Restaurants as meeting points: Beyond the UK Nepali community societies and other organisations and entities such as the Embassy of Nepal and the NRNA UK in particular, many Nepali restaurants double up as major local (sometimes national) community meeting place hubs.
The heart of every restaurant is of course the Kitchen. In the case of the some 200+ UK Nepali restaurants – flagship representative examples being for instances the Everest Inn Group restaurants in Blackheath, London, and in Kent, and the East Midlands ‘Gurkha Oven Restaurant, and the Bhet Ghat Gurkha Restaurant (Aldershot Hight Street), and The Aile in Reading. This still largely first generation settler community, finds restaurant work to give invaluable opportunities to maintain and strengthen in-community Nepali community bonds and friendships.
Food is a particularly important dimension of Nepali culture, and it is across South Asia as well as the UK, generally known that Nepali culinary expertise is second to none for skills and creative expertise (so important is this topic that the information resource has developed a parallel Nepali cuisines component and accompanying booklet). It is to the general public little known, but within the Asian catering sector, especially amongst the largely Bangladeshi owned and run UK Indian restaurants world, that if you can secure an experienced chef or even sous-chef who is Nepali, then such restaurants will have the best possible opportunity of succeeding and establishing great reputations for the quality of their food.
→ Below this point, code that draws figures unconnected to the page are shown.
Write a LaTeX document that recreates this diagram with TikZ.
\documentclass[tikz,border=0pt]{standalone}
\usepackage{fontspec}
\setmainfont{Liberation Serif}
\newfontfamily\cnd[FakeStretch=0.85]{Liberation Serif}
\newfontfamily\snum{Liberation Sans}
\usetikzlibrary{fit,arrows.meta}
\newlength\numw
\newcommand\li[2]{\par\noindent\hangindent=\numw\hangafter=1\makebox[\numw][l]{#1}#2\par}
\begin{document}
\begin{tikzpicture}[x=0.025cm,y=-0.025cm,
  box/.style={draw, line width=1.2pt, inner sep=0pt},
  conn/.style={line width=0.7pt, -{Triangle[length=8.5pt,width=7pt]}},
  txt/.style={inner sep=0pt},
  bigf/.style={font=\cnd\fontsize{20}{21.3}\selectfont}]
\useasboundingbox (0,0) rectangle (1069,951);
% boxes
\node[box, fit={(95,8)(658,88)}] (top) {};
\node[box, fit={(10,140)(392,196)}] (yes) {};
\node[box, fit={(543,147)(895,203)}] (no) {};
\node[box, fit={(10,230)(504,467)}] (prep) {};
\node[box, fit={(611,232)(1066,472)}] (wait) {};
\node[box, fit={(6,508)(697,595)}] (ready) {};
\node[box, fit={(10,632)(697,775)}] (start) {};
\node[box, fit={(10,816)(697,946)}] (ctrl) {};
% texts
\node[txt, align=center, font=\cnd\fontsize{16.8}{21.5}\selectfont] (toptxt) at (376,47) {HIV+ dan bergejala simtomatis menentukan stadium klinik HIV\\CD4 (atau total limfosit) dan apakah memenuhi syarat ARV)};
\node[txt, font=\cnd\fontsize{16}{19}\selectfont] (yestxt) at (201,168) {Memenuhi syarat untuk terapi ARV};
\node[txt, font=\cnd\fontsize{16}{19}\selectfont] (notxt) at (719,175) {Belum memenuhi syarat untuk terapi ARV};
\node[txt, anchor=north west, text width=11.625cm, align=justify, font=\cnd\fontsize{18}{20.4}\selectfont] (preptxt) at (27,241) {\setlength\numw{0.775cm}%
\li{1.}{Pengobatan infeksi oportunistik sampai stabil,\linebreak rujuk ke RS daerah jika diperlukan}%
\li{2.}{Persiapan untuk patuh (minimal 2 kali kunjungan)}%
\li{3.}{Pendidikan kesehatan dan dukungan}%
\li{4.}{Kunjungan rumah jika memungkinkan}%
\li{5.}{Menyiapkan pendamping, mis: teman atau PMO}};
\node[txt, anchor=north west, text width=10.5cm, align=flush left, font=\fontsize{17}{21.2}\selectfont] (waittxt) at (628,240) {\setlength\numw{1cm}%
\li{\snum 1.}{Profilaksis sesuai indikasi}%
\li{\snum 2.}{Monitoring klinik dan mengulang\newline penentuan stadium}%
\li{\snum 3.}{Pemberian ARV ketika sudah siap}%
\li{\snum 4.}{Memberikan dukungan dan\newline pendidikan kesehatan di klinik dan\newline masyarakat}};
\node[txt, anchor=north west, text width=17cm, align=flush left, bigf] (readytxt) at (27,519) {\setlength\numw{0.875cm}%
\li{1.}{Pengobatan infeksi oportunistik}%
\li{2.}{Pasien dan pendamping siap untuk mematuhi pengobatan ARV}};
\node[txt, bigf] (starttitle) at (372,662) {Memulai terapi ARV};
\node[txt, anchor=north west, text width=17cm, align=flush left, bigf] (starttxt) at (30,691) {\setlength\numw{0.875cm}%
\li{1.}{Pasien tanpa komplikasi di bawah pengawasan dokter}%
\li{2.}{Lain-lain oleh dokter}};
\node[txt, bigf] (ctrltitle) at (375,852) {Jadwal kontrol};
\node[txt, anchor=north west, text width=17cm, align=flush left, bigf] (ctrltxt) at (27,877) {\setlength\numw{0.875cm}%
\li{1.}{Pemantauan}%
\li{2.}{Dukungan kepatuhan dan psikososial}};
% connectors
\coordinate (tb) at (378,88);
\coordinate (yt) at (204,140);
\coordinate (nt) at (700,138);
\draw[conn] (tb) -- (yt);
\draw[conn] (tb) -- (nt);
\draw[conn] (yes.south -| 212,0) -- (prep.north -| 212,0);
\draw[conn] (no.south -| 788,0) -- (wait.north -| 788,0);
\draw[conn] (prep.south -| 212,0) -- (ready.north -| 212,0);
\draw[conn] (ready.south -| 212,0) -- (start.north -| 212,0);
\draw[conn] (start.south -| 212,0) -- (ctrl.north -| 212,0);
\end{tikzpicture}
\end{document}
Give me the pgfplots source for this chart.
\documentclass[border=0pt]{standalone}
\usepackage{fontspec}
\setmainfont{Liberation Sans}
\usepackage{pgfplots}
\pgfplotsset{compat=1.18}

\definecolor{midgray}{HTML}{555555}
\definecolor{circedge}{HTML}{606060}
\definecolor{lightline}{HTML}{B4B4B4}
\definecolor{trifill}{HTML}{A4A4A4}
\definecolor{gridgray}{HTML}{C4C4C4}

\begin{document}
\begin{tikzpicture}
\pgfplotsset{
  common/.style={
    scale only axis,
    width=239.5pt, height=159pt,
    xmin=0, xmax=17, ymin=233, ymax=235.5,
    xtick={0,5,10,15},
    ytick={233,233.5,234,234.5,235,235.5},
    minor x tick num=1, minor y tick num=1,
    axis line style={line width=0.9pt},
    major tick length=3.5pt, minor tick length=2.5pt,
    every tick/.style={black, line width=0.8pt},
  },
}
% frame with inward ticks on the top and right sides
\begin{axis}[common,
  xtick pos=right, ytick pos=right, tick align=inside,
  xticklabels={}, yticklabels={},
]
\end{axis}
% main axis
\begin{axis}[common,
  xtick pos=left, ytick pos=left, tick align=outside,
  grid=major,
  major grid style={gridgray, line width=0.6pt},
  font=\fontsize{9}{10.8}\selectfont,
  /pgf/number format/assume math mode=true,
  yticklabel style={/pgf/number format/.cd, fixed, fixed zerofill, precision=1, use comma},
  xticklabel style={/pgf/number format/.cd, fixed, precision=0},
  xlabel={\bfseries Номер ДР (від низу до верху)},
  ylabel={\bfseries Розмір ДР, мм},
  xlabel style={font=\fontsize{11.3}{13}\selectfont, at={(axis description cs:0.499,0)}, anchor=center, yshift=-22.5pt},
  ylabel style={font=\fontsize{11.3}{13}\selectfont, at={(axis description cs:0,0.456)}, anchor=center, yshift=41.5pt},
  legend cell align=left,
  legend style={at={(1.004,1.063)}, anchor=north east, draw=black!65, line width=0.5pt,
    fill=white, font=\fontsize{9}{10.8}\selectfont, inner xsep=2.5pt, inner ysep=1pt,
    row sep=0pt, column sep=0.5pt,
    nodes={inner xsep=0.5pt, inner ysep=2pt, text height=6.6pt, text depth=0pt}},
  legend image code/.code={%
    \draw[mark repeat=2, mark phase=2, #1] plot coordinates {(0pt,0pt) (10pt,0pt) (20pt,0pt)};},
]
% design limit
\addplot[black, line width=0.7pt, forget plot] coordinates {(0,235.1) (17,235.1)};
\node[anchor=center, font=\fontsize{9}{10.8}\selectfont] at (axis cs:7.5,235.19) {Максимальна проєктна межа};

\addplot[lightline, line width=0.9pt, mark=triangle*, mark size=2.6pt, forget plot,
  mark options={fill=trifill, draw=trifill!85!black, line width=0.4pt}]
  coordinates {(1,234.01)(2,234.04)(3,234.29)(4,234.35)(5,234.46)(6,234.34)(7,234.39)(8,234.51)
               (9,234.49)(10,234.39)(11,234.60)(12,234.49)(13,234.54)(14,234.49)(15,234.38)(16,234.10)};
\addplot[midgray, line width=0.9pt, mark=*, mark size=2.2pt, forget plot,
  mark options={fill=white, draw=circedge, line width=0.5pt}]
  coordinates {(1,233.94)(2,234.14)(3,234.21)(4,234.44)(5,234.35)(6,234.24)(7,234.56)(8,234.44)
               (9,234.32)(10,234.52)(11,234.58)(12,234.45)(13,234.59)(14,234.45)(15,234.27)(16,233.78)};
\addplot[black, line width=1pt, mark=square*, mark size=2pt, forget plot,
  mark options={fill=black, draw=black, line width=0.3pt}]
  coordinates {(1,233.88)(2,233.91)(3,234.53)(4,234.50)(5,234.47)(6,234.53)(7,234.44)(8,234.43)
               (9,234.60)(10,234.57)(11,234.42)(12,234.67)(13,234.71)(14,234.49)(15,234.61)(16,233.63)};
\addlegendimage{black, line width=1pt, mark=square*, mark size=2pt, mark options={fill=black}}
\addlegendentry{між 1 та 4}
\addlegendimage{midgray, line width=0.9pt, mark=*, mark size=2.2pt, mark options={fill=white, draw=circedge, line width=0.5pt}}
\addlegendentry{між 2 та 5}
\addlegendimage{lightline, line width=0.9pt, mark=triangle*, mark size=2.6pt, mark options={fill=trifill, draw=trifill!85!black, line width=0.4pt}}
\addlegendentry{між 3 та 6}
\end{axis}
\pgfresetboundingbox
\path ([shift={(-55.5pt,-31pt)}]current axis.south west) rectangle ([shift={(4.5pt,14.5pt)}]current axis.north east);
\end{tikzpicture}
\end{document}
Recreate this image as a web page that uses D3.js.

In the case of Nepali owned and run Nepali restaurants, the kitchen sees experts come together from a number of different families, engaged in an activity all of those experts have a great passion for and proficiency in that is a major facet of Nepali culture itself.
Beyond the Kitchen many restaurants also form the setting for key meetings on community support and issues. Of an afternoon and sometimes of an evening for instance one can find the restaurant ‘pre-booked by a private party/group for a function.’
For example the Bhet Ghat Gurkha Restaurant (above) of Aldershot High Street commonly services such meetings where the main restaurant dining space is occupied on a block of seats facing a film/display screen, or one long room/hall length table, basis for community leads events. An example of this at the restaurant named included lead officers of the ONS/Census providing a three-hour consultation, information and engagement event organised by the NRNA UK and UKNFS with senior officers of the Census/Office of National Statistics (ONS) on the UK 2021 Census (image above).
The same restaurant – its name ‘Bhet Ghat’ in fact means ‘meeting’ in Nepali – also supports an NRNA UK office (to the side of the main restaurant banqueting area): key meetings taking place in that room for national to local (Rushmoor area) level NRNA UK affairs and UK Nepali community voice needs meetings (such as with the leader of Rushmoor Council: image below).